▶ _What you will do_: Your answer should be only a number: how many lines include the word "this".

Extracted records
* Start *

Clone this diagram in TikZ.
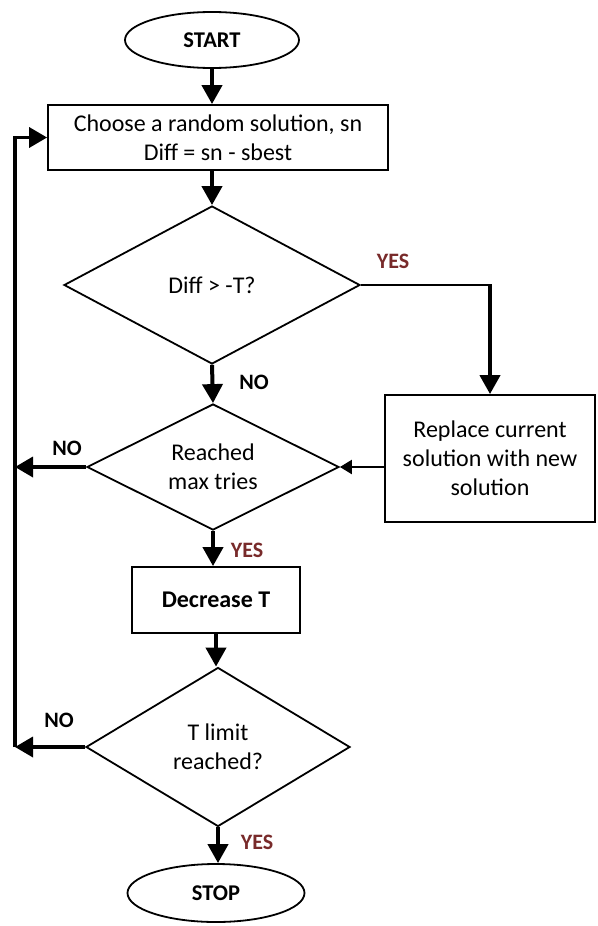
\documentclass[tikz,border=0pt]{standalone}
\usepackage{fontspec}
\setmainfont{Carlito}
\usetikzlibrary{shapes.geometric,arrows.meta,calc}
\definecolor{yesred}{RGB}{120,42,42}
\tikzset{
  every node/.style={font=\fontsize{24}{29}\selectfont},
  term/.style={ellipse,draw,line width=1.8pt,inner sep=0pt,font=\fontsize{22.5}{28}\selectfont\bfseries},
  proc/.style={rectangle,draw,line width=1.8pt,inner sep=0pt,align=center},
  dec/.style={diamond,draw,line width=1.8pt,inner sep=0pt,aspect=2,align=center},
  flow/.style={line width=4pt,-{Triangle[width=20pt,length=19pt]}},
  thinflow/.style={line width=2.2pt,-{Triangle[width=14pt,length=12pt]}},
  backflow/.style={line width=3.5pt,-{Triangle[width=20pt,length=18pt]}},
  lbl/.style={font=\fontsize{22}{26}\selectfont\bfseries},
  yes/.style={lbl,text=yesred},
}
\begin{document}
\begin{tikzpicture}[x=1pt,y=-1pt]
\useasboundingbox (0,0) rectangle (597,926);
\node[term,minimum width=174pt,minimum height=56pt] (start) at (212,40) {START};
\node[proc,minimum width=340pt,minimum height=65pt] (b1) at (218,137.5) {Choose a random solution, sn\\Diff = sn - sbest};
\node[dec,minimum width=296pt,minimum height=158pt] (d1) at (212,285) {Diff > -T?};
\node[proc,minimum width=210pt,minimum height=127pt] (b2) at (490,458.5) {Replace current\\solution with new\\solution};
\node[dec,minimum width=252pt,minimum height=126pt] (d2) at (213,467) {Reached\\max tries};
\node[proc,minimum width=168pt,minimum height=66pt] (b3) at (216,600) {\bfseries Decrease T};
\node[dec,minimum width=264pt,minimum height=159pt] (d3) at (218,747) {T limit\\reached?};
\node[term,minimum width=177pt,minimum height=58pt] (stop) at (216,893) {STOP};

\node[yes] (y1) at (393,261) {YES};
\node[lbl] (n1) at (254,382) {NO};
\node[lbl] (n2) at (67,448) {NO};
\node[yes] (y2) at (247,550) {YES};
\node[lbl] (n3) at (59,720) {NO};
\node[yes] (y3) at (257,842) {YES};

\coordinate (lx) at (15,0);
\coordinate (L1) at (lx |- b1.west);
\coordinate (L2) at (lx |- d2.west);
\coordinate (L3) at (lx |- d3.west);
\coordinate (yc) at (d1.east -| b2.north);

\draw[flow] (start.south) -- (start.south |- b1.north);
\draw[flow] (b1.south -| d1.north) -- (d1.north);
\draw[flow] (d1.south) -- (d2.north);
\draw[line width=2pt] (d1.east) -- ([xshift=2pt]yc);
\draw[flow] ([yshift=-1pt]yc) -- (b2.north);
\draw[thinflow] (b2.west |- d2.east) -- (d2.east);
\draw[flow] (d2.south) -- (d2.south |- b3.north);
\draw[flow] (b3.south) -- (b3.south |- d3.north);
\draw[flow] (d3.south) -- (d3.south |- stop.north);
\draw[backflow] (d2.west) -- (L2);
\draw[backflow] (d3.west) -- (L3);
\draw[backflow] (L3) -- (L1) -- (b1.west);
\end{tikzpicture}
\end{document}
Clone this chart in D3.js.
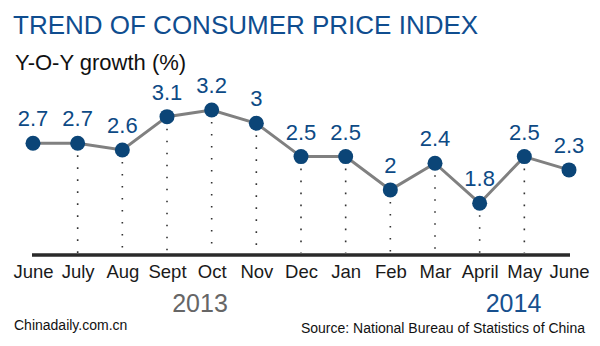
<!DOCTYPE html>
<html><head><meta charset="utf-8">
<script src="https://cdn.jsdelivr.net/npm/d3@7"></script>
<style>html,body{margin:0;padding:0;background:#fff;}svg{display:block;font-family:"Liberation Sans",Arial,sans-serif;}</style>
</head><body><svg id="c" width="600" height="346"></svg>
<script>
const months = ["June","July","Aug","Sept","Oct","Nov","Dec","Jan","Feb","Mar","April","May","June"];
const values = [2.7,2.7,2.6,3.1,3.2,3.0,2.5,2.5,2.0,2.4,1.8,2.5,2.3];
const years = [{label:"2013", idx:4}, {label:"2014", idx:11}];

const svg = d3.select("#c");
const idx = months.map((m,i)=>i);
const x = d3.scalePoint().domain(idx).range([33,569]);
const y = d3.scaleLinear().domain([0,3.2]).range([323,110]);
const axisY = 255;

svg.append("text").attr("x",13).attr("y",34).attr("font-size",26).attr("fill","#0f4d8f")
  .text("TREND OF CONSUMER PRICE INDEX");
svg.append("text").attr("x",15).attr("y",70).attr("font-size",22).attr("fill","#111")
  .text("Y-O-Y growth (%)");

// dotted drop lines
svg.append("g").selectAll("line").data(idx.slice(1,-1)).join("line")
  .attr("x1",i=>x(i)).attr("x2",i=>x(i))
  .attr("y1",i=>y(values[i])+12).attr("y2",axisY-2)
  .attr("stroke","#333").attr("stroke-width",1.6)
  .attr("stroke-dasharray","1.6,10.4");

// axis
const ax = svg.append("g").attr("transform",`translate(0,${axisY})`)
  .call(d3.axisBottom(x).tickSize(0).tickFormat(i=>months[i]));
ax.select(".domain").attr("stroke","#2a2a2a").attr("stroke-width",3.5).attr("d","M32,0H570");
ax.selectAll("text").attr("font-size",18.5).attr("fill","#1a1a1a").attr("dy",0).attr("y",23)
  .attr("font-family","Liberation Sans, Arial, sans-serif");

// line
svg.append("path").datum(idx)
  .attr("fill","none").attr("stroke","#808080").attr("stroke-width",3)
  .attr("d",d3.line().x(i=>x(i)).y(i=>y(values[i])));

svg.append("g").selectAll("circle").data(idx).join("circle")
  .attr("cx",i=>x(i)).attr("cy",i=>y(values[i])).attr("r",7.5)
  .attr("fill","#0b4577");

svg.append("g").selectAll("text").data(idx).join("text")
  .attr("x",i=>x(i)).attr("y",i=>y(values[i])-17)
  .attr("text-anchor","middle").attr("font-size",22).attr("fill","#0d4a85")
  .text(i=>d3.format("")(values[i]));

svg.append("text").attr("x",200).attr("y",312).attr("text-anchor","middle")
  .attr("font-size",25).attr("fill","#666").text(years[0].label);
svg.append("text").attr("x",513.5).attr("y",312).attr("text-anchor","middle")
  .attr("font-size",25).attr("fill","#17508e").text(years[1].label);

svg.append("text").attr("x",14).attr("y",330).attr("font-size",14).attr("fill","#111")
  .text("Chinadaily.com.cn");
svg.append("text").attr("x",585).attr("y",333).attr("text-anchor","end").attr("font-size",14).attr("fill","#111")
  .text("Source: National Bureau of Statistics of China");
</script></body></html>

* End *

▶ _Task solution_: 2